Set exercise. In the records below, find the line that contains "Convert this diagram to TikZ code." and the line that contains "(8.5,14) -- (1158,14);"; write out exactly those two lines and everything between them, without the pictures.

Records from a data collection.

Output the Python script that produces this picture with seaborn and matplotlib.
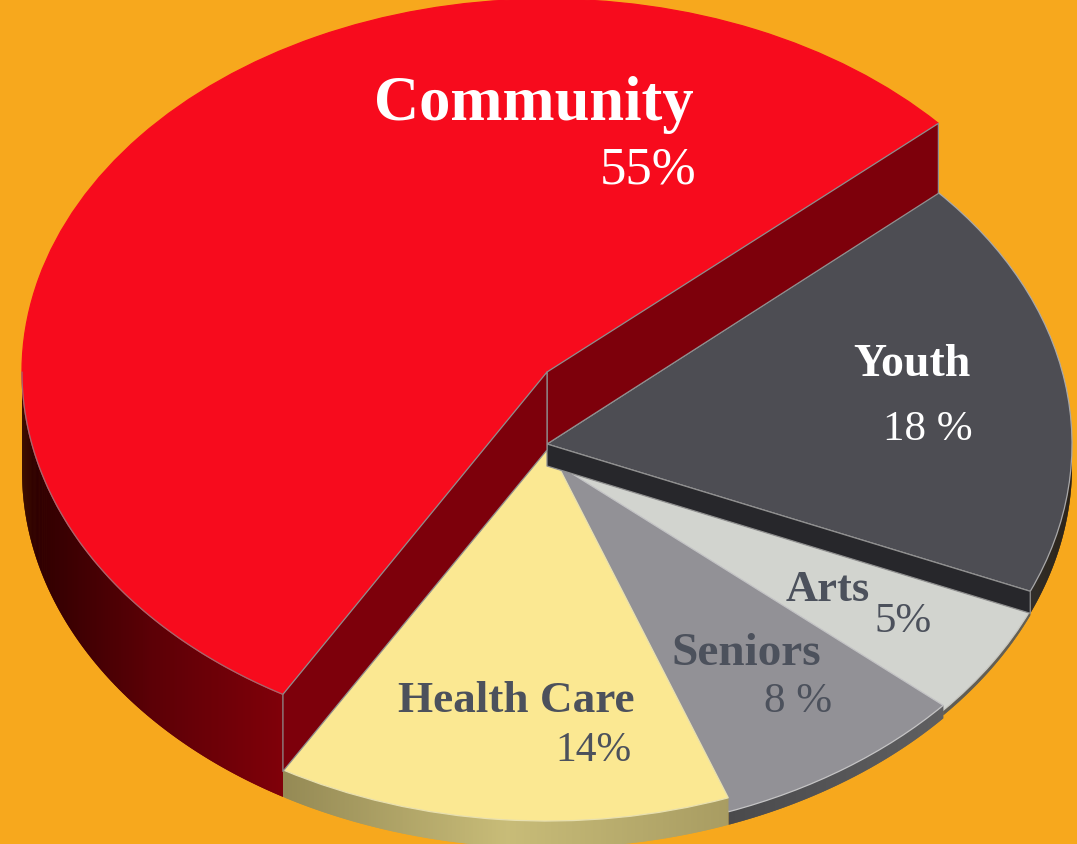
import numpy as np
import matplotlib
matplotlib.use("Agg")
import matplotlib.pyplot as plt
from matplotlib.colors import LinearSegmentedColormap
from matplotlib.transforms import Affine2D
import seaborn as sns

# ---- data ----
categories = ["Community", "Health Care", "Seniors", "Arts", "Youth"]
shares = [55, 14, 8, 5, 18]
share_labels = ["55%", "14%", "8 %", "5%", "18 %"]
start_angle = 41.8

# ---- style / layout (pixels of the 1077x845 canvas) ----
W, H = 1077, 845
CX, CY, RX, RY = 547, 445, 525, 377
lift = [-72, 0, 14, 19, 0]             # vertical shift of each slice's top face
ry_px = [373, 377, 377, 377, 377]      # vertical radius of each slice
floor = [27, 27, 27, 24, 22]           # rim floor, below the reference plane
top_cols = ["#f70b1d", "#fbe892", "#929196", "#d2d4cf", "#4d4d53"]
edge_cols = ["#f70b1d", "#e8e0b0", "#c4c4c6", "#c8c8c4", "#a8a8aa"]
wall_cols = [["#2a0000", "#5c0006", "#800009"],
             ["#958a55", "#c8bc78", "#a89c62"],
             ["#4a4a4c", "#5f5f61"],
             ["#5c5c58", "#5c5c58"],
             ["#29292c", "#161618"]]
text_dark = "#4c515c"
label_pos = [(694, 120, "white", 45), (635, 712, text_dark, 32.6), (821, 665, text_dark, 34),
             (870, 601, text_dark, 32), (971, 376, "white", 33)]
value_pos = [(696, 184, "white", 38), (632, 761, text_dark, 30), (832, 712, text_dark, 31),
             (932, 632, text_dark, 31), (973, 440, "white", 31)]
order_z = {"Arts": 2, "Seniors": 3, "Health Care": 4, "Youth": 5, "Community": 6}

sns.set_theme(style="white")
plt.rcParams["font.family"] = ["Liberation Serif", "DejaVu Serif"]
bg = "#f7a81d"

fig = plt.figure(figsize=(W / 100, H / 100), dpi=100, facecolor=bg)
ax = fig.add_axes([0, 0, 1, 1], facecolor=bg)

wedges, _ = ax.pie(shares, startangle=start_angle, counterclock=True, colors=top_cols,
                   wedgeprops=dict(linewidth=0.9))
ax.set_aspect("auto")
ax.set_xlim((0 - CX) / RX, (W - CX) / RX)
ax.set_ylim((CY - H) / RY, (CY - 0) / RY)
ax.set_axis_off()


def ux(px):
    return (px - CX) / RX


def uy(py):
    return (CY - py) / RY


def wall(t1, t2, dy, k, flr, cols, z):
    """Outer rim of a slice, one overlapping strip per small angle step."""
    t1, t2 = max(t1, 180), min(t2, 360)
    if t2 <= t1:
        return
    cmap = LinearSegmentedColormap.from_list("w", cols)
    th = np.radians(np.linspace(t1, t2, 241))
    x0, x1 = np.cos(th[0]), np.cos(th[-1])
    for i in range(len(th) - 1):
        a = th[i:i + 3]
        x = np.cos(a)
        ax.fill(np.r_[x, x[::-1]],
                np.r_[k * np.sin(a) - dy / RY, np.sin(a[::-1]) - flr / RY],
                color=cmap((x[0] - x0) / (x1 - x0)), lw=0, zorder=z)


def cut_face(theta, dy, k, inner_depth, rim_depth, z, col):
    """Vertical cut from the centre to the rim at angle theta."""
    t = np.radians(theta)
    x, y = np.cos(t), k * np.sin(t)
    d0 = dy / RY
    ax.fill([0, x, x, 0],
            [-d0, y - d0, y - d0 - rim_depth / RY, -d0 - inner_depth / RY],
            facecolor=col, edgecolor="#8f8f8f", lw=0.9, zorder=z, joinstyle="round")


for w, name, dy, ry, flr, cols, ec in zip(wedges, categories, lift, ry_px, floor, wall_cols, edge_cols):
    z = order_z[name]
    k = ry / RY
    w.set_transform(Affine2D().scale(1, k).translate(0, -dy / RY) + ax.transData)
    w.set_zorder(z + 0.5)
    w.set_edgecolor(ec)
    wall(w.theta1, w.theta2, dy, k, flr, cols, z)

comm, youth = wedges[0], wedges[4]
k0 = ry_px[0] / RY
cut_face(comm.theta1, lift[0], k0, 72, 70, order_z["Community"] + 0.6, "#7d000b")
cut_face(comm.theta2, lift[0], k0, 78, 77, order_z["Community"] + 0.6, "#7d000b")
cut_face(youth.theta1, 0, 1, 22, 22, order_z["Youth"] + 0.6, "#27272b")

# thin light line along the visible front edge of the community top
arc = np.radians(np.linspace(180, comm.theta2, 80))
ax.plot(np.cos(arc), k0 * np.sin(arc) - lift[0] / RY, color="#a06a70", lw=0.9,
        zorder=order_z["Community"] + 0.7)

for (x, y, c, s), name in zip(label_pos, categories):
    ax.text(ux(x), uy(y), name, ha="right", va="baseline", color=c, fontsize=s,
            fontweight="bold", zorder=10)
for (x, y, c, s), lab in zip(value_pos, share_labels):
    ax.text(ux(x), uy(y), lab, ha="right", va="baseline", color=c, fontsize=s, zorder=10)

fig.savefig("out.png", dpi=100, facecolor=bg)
==
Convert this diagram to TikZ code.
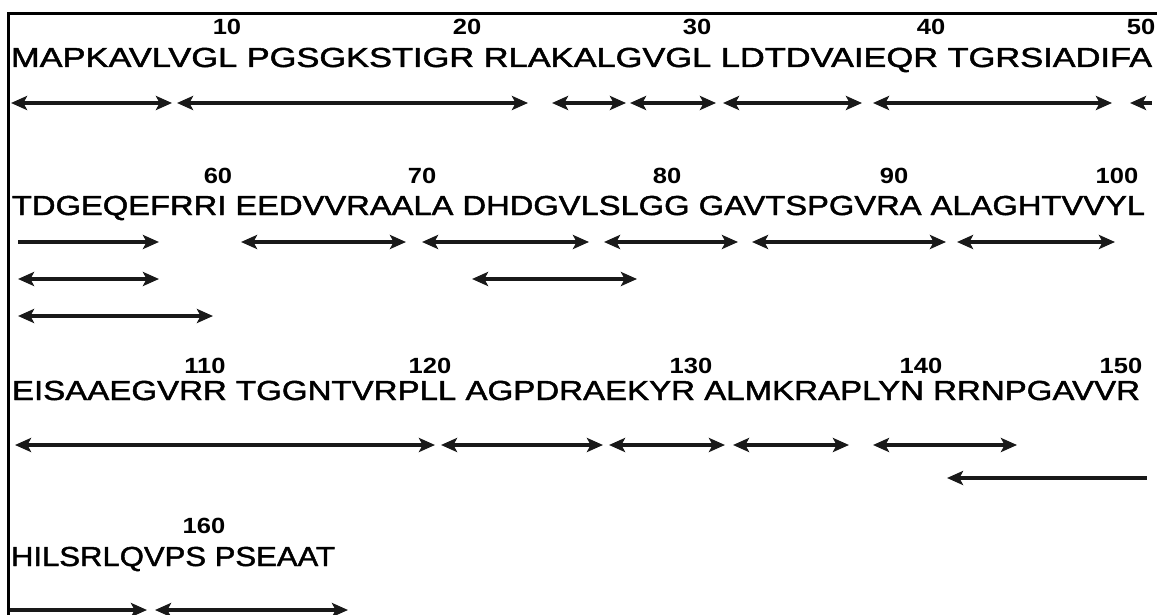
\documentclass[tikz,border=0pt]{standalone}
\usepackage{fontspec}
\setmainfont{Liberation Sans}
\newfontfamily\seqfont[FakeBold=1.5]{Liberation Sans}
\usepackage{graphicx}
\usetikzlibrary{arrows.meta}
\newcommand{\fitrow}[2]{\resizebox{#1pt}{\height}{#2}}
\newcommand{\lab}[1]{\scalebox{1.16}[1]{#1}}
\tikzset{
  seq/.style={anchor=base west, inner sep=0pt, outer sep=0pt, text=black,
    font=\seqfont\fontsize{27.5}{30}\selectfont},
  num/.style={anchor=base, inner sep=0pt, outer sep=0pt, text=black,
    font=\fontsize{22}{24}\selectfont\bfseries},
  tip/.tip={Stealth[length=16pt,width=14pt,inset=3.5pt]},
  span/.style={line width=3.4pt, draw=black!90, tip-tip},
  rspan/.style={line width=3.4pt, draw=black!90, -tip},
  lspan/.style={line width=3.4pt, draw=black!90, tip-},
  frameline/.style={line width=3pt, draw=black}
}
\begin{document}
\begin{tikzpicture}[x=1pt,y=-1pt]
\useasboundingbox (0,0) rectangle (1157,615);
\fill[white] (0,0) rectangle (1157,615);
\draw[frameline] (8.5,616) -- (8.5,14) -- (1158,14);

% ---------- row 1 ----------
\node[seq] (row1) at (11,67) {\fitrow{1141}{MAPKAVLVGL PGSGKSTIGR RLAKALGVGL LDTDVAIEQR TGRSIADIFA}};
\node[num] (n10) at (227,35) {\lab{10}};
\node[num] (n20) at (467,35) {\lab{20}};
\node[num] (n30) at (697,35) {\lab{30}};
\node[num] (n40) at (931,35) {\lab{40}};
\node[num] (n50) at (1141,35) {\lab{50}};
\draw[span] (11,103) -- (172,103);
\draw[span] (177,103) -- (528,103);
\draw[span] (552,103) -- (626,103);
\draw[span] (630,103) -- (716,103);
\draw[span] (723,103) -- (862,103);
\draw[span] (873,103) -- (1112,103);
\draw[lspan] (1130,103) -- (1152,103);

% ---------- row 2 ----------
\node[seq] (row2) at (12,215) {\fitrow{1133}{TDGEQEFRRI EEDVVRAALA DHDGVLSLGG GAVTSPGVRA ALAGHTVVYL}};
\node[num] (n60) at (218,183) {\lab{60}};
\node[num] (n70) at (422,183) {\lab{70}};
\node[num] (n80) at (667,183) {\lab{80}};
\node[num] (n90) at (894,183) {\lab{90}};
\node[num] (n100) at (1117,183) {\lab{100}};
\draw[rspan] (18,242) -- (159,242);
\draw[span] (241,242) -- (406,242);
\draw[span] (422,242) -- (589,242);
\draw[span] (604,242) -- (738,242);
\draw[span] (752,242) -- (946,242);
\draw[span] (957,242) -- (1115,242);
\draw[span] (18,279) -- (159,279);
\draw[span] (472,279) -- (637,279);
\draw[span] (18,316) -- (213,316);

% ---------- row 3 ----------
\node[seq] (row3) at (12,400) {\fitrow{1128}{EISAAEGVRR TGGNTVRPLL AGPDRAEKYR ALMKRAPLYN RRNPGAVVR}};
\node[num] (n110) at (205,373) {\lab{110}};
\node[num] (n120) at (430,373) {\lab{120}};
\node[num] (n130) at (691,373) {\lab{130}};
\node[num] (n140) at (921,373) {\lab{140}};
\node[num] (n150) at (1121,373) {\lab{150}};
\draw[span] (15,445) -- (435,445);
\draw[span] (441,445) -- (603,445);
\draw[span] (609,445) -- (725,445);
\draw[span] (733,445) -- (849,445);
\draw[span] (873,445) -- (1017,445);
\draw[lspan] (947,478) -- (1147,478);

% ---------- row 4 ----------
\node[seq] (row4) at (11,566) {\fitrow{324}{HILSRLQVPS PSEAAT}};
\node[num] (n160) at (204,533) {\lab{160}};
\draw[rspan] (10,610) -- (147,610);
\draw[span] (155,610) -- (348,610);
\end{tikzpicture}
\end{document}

The answer.
Convert this diagram to TikZ code.
\documentclass[tikz,border=0pt]{standalone}
\usepackage{fontspec}
\setmainfont{Liberation Sans}
\newfontfamily\seqfont[FakeBold=1.5]{Liberation Sans}
\usepackage{graphicx}
\usetikzlibrary{arrows.meta}
\newcommand{\fitrow}[2]{\resizebox{#1pt}{\height}{#2}}
\newcommand{\lab}[1]{\scalebox{1.16}[1]{#1}}
\tikzset{
  seq/.style={anchor=base west, inner sep=0pt, outer sep=0pt, text=black,
    font=\seqfont\fontsize{27.5}{30}\selectfont},
  num/.style={anchor=base, inner sep=0pt, outer sep=0pt, text=black,
    font=\fontsize{22}{24}\selectfont\bfseries},
  tip/.tip={Stealth[length=16pt,width=14pt,inset=3.5pt]},
  span/.style={line width=3.4pt, draw=black!90, tip-tip},
  rspan/.style={line width=3.4pt, draw=black!90, -tip},
  lspan/.style={line width=3.4pt, draw=black!90, tip-},
  frameline/.style={line width=3pt, draw=black}
}
\begin{document}
\begin{tikzpicture}[x=1pt,y=-1pt]
\useasboundingbox (0,0) rectangle (1157,615);
\fill[white] (0,0) rectangle (1157,615);
\draw[frameline] (8.5,616) -- (8.5,14) -- (1158,14);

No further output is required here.